## WORKING DATA:

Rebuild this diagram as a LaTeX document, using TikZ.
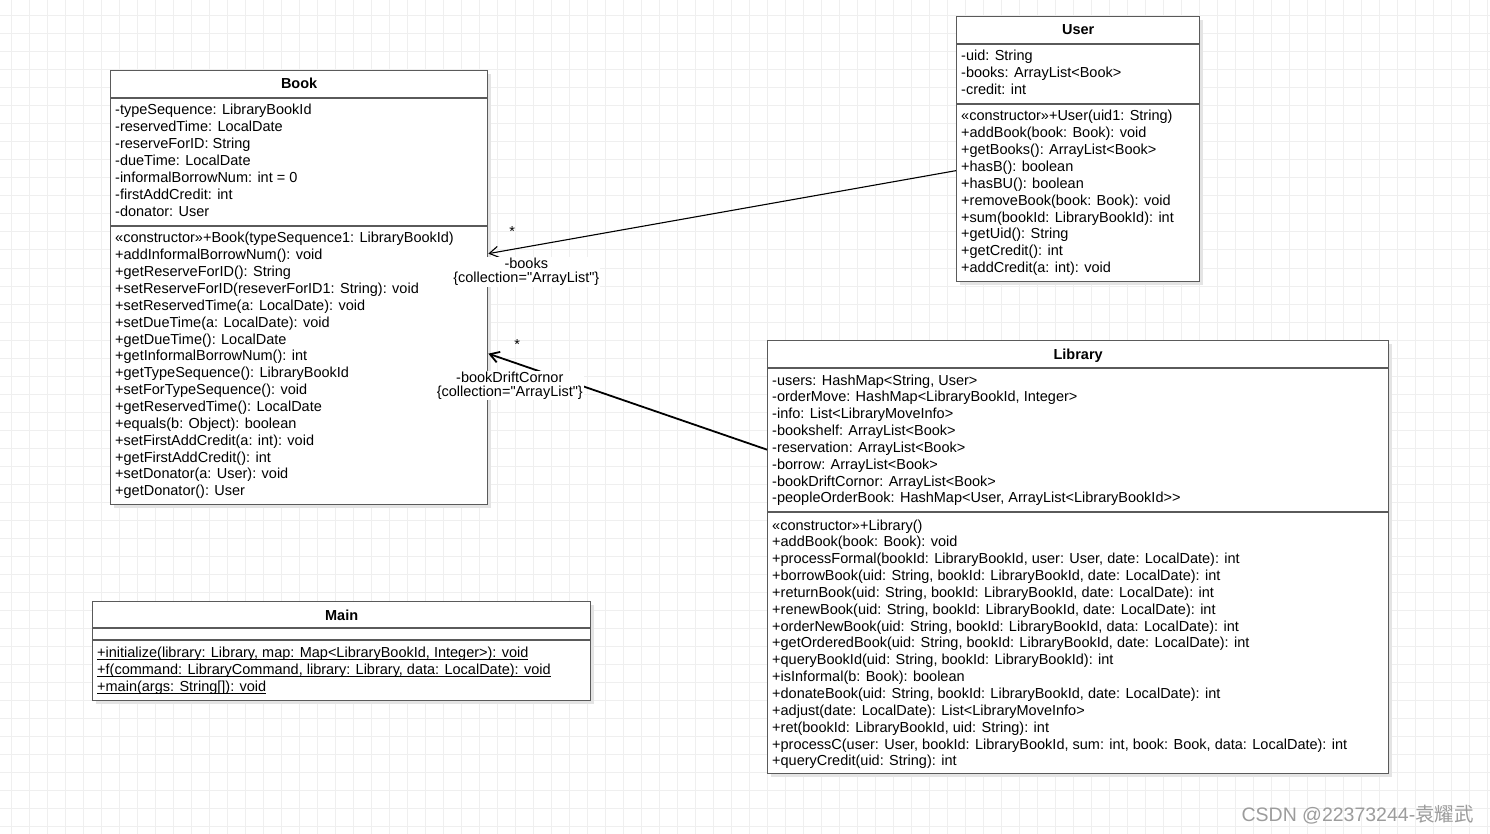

...

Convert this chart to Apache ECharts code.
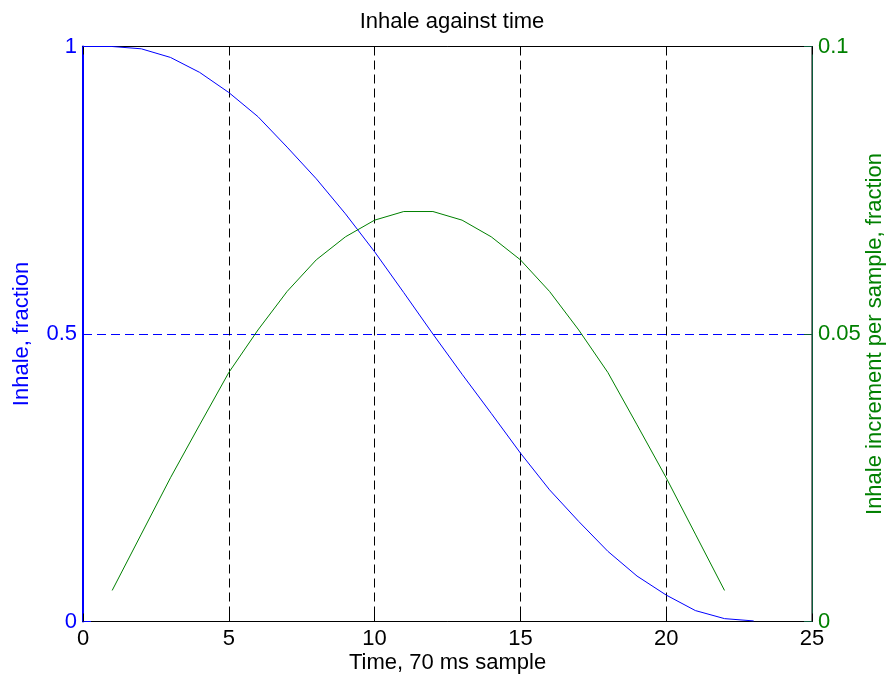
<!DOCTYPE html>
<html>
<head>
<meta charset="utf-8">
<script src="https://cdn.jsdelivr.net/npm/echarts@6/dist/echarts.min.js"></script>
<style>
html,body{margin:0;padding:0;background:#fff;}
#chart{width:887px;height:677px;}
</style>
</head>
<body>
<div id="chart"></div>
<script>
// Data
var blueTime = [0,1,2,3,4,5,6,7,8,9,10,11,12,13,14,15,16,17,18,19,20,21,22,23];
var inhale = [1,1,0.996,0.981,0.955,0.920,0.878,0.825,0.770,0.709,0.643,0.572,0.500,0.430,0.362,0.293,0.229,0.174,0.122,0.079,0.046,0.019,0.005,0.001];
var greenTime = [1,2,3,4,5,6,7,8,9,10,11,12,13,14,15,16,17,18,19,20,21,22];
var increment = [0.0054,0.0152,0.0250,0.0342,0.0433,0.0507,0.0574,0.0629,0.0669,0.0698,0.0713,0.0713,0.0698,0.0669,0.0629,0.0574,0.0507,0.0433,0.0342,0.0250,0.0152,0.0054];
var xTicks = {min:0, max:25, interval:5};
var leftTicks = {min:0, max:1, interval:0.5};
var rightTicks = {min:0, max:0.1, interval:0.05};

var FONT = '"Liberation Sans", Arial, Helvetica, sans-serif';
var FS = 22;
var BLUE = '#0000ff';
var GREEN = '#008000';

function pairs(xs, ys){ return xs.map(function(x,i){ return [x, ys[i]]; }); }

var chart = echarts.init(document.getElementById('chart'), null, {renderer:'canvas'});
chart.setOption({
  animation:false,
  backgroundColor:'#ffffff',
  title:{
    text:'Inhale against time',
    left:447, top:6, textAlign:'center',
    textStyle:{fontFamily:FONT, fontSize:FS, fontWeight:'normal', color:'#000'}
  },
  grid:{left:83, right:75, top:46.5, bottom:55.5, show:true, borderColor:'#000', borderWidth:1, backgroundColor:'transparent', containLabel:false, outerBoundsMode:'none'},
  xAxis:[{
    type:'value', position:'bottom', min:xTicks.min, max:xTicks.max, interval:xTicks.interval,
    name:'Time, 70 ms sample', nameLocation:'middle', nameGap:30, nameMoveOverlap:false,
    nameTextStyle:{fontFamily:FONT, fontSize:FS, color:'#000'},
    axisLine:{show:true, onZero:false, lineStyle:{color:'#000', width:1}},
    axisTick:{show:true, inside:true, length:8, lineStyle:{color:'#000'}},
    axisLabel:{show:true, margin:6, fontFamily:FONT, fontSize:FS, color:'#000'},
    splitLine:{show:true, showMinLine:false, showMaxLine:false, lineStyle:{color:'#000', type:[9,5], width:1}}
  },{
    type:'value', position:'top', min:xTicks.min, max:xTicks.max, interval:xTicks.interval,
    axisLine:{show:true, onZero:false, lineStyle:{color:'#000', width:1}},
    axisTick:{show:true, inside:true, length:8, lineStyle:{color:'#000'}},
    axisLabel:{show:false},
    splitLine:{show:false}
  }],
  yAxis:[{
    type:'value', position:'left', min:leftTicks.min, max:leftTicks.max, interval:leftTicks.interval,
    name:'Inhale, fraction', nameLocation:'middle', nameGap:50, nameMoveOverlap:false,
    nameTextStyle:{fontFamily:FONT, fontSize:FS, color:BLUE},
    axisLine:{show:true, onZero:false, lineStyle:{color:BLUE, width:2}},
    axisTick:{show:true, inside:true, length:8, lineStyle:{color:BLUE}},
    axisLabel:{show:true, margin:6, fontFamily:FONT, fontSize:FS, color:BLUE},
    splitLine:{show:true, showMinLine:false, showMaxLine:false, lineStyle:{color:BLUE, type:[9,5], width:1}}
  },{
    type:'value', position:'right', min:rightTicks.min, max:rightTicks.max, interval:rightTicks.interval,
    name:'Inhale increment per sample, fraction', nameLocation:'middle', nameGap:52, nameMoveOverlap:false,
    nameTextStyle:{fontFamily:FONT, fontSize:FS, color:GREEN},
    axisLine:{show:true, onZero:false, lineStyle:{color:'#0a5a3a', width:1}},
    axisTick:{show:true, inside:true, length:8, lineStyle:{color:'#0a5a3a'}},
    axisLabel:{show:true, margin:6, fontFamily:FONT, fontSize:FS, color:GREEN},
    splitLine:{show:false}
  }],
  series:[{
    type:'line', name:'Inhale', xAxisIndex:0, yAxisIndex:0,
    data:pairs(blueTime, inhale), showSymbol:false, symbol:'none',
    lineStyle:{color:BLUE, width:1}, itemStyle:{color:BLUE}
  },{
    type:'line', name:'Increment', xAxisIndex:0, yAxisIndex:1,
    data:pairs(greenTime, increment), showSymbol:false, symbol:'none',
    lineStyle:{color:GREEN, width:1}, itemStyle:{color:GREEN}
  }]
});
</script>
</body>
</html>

## DIRECTIVE:
For the entries above, state how many lines contain the word "document". Provide the number by itself.

## RESPONSE TO THIS TASK:
2